_Problem description_
Out of the lines below, please list those that hold the string "this".

_Supplied material_
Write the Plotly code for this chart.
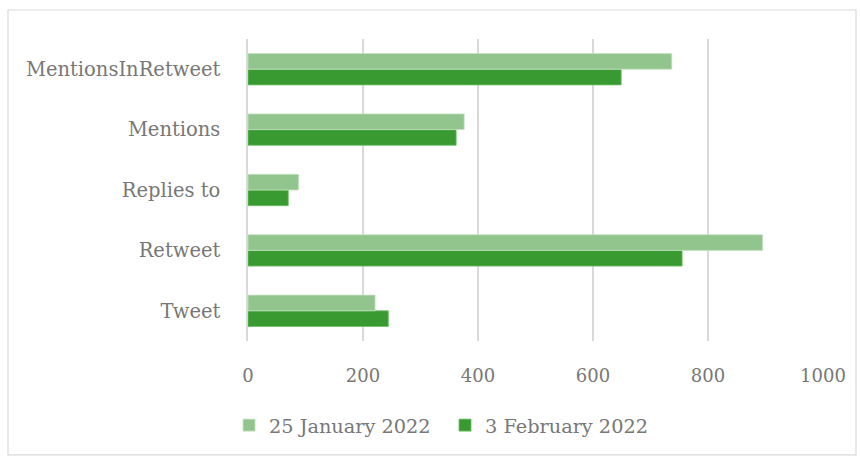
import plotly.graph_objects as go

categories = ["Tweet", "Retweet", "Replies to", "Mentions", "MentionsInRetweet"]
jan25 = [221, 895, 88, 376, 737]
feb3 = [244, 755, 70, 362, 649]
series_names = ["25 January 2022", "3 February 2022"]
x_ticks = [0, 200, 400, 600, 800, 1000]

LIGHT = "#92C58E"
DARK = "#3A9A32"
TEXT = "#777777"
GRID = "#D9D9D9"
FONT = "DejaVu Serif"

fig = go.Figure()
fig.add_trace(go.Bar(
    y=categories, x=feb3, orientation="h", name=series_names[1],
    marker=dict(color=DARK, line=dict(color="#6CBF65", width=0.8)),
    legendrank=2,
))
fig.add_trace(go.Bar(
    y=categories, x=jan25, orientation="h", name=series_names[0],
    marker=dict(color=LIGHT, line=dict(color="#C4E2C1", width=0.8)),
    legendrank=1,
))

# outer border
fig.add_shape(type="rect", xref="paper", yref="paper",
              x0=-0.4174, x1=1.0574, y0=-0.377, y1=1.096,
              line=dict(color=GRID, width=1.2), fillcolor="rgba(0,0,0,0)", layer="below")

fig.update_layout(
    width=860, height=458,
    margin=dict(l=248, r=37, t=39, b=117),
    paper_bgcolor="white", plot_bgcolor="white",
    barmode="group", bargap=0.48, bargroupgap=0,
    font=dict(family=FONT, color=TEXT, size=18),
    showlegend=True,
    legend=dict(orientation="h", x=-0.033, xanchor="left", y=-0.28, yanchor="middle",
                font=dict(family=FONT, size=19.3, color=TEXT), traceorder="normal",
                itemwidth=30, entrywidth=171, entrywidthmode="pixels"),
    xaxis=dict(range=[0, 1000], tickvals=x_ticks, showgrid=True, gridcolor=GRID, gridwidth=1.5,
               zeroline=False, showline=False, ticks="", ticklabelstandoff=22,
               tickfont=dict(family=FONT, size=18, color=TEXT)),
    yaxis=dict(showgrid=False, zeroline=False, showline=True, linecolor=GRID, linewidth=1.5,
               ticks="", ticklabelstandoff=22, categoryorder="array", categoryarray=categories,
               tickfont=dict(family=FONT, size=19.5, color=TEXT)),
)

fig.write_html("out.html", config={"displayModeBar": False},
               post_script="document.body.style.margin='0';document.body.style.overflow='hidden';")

--

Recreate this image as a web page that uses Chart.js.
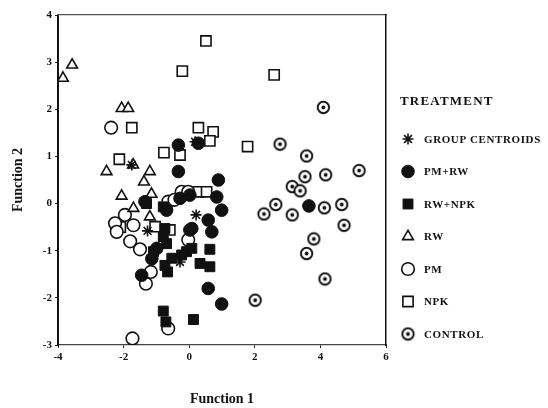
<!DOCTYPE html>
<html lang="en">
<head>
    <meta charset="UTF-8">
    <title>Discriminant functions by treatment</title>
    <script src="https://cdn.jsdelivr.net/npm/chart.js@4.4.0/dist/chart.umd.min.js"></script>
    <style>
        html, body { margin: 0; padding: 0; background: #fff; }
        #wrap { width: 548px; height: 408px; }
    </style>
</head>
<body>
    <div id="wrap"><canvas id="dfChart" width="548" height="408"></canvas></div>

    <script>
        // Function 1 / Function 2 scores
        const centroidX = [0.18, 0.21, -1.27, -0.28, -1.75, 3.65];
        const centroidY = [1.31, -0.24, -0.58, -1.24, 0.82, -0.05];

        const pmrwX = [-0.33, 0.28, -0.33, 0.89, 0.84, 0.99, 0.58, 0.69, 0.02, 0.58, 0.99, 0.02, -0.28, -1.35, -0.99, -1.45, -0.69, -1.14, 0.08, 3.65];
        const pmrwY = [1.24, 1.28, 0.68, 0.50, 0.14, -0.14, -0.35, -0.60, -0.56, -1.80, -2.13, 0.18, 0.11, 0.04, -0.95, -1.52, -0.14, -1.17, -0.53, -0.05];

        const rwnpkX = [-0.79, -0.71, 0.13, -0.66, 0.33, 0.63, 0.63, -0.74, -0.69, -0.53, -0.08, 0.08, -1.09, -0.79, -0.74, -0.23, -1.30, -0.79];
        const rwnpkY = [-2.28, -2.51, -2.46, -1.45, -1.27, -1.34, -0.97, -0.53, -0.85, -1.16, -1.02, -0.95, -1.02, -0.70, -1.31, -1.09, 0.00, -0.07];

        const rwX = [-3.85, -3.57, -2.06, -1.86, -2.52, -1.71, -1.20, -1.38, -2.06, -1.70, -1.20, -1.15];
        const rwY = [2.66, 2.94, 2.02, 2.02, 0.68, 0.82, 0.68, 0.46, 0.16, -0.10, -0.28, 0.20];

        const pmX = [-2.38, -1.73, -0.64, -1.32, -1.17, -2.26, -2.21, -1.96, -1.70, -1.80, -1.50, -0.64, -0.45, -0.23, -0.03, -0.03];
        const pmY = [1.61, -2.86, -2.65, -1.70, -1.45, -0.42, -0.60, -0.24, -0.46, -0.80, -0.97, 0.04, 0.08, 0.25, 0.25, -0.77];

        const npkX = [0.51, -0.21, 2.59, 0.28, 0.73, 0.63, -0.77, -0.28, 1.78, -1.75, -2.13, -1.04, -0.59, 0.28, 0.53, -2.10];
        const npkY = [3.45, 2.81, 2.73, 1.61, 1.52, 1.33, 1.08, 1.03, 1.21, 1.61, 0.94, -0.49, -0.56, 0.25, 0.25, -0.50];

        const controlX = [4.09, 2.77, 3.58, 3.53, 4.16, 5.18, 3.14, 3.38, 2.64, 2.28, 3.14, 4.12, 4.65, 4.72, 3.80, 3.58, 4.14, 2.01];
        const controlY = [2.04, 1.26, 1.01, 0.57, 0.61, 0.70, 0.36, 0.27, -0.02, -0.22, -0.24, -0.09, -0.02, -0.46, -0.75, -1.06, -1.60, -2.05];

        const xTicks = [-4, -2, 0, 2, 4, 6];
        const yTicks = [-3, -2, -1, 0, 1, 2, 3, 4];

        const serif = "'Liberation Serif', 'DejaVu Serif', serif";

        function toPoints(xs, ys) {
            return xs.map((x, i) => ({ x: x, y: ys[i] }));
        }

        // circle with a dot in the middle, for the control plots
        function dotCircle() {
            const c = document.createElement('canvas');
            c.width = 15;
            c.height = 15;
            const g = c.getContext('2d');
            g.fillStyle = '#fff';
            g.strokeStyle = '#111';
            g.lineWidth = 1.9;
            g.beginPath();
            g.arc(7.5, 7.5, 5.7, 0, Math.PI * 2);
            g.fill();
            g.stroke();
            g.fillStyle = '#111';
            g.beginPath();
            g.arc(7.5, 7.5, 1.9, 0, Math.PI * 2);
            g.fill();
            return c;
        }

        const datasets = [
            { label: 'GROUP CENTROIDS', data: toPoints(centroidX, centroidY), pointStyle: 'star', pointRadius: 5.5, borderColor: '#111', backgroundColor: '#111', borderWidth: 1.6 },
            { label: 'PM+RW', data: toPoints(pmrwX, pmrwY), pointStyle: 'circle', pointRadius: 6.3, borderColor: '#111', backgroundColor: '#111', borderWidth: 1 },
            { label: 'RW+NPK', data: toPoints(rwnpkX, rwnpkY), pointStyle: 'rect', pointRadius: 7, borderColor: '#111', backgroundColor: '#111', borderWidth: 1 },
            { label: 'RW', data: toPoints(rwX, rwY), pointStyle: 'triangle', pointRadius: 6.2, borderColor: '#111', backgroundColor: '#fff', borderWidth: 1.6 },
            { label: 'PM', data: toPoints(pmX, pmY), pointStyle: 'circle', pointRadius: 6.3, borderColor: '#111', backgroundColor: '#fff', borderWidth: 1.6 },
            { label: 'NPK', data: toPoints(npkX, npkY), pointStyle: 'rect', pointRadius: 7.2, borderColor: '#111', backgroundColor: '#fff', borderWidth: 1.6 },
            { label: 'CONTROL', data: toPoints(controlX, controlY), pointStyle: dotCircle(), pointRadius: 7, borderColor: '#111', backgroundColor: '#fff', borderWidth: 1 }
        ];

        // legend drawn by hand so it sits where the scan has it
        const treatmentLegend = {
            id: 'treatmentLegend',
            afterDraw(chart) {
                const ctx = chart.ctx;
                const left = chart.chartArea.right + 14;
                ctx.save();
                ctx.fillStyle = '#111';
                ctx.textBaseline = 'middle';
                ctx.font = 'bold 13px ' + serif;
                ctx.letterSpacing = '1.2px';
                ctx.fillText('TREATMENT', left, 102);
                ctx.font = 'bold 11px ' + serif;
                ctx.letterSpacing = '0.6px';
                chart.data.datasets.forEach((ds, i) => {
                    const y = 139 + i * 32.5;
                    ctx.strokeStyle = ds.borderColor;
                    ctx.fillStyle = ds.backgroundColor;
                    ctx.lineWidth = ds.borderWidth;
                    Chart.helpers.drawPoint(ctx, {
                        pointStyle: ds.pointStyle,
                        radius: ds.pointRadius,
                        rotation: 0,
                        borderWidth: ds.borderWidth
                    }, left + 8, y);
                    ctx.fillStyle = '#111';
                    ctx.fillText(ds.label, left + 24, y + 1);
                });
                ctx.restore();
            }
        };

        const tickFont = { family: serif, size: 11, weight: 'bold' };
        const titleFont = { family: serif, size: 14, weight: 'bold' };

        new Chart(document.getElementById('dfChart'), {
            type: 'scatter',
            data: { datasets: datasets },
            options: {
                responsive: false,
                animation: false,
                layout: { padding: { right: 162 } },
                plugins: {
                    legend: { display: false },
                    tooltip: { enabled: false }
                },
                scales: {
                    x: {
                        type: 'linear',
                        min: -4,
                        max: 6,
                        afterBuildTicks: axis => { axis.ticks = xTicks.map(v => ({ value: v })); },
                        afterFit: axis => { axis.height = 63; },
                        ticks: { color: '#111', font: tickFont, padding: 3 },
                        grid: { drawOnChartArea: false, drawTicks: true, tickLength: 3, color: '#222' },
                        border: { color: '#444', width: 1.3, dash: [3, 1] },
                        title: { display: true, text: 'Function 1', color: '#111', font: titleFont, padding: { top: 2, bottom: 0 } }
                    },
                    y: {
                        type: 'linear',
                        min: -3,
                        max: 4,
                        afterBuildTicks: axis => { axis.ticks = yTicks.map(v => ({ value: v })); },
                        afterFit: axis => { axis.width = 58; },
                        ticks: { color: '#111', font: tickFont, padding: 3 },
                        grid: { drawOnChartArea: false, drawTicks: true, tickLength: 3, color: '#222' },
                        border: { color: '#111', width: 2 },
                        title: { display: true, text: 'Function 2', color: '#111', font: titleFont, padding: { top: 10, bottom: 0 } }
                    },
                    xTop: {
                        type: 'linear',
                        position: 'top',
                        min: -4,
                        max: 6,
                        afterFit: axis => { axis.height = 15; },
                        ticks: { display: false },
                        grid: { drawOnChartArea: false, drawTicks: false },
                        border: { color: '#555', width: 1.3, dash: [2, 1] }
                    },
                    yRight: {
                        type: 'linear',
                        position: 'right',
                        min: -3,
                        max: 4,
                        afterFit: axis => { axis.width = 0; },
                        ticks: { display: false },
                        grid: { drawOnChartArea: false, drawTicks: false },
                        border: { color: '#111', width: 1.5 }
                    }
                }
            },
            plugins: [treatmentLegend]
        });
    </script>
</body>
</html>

_Right answer_
Write the Plotly code for this chart.
Recreate this image as a web page that uses Chart.js.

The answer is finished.